WHAT IS NEEDED: Your output is the lines from the first one to the one containing "tlak = [140, 170, 200, 240]", repeated exactly, with images left out.

SUPPLIED DATA:

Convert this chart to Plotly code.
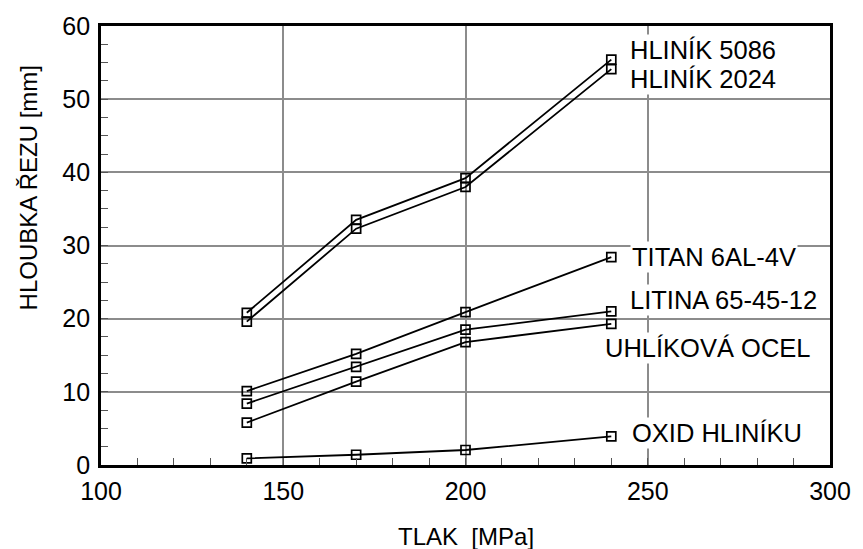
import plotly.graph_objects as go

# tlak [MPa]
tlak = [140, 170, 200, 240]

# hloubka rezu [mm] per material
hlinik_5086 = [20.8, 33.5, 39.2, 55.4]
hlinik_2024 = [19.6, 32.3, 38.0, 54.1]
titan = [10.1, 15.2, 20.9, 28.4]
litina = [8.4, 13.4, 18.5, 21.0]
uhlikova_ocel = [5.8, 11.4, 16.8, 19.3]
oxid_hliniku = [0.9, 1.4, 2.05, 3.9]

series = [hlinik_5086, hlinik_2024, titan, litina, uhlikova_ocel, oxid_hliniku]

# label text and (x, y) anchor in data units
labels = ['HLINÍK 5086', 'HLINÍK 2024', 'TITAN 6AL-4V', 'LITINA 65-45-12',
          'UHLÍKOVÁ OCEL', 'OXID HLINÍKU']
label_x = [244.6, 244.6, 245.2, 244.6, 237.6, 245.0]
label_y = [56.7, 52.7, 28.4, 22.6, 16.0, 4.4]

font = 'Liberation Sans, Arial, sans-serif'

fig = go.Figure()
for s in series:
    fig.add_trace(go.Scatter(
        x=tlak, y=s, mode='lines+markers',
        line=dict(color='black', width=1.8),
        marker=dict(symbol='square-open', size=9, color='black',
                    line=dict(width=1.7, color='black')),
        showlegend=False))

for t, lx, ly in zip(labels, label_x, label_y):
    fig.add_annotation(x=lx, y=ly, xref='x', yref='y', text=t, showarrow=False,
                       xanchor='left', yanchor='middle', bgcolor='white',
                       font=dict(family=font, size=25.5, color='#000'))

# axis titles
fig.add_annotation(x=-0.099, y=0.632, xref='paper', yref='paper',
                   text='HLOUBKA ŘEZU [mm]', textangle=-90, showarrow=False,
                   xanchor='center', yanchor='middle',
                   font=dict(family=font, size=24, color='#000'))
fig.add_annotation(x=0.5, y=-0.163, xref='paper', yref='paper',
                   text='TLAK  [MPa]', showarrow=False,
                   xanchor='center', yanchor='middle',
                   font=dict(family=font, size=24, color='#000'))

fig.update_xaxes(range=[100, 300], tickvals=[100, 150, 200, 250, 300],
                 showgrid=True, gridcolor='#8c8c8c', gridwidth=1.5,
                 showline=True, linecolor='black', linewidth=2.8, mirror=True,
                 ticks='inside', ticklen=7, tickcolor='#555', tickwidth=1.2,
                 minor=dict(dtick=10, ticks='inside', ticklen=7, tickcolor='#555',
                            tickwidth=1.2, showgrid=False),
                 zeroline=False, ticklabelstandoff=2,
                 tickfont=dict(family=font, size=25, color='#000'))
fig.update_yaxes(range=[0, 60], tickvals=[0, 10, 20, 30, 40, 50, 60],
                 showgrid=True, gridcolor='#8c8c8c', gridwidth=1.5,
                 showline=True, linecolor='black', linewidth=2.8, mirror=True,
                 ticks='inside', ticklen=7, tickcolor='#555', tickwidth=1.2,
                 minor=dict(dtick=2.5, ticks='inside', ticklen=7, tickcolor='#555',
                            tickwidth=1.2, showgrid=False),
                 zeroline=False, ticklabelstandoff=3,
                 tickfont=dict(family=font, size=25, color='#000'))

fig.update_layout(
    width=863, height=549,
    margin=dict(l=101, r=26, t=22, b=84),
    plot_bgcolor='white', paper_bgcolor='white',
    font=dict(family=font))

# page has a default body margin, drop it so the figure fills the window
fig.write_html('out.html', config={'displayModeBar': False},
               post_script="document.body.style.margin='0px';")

COMPLETED TASK:
Convert this chart to Plotly code.
import plotly.graph_objects as go

# tlak [MPa]
tlak = [140, 170, 200, 240]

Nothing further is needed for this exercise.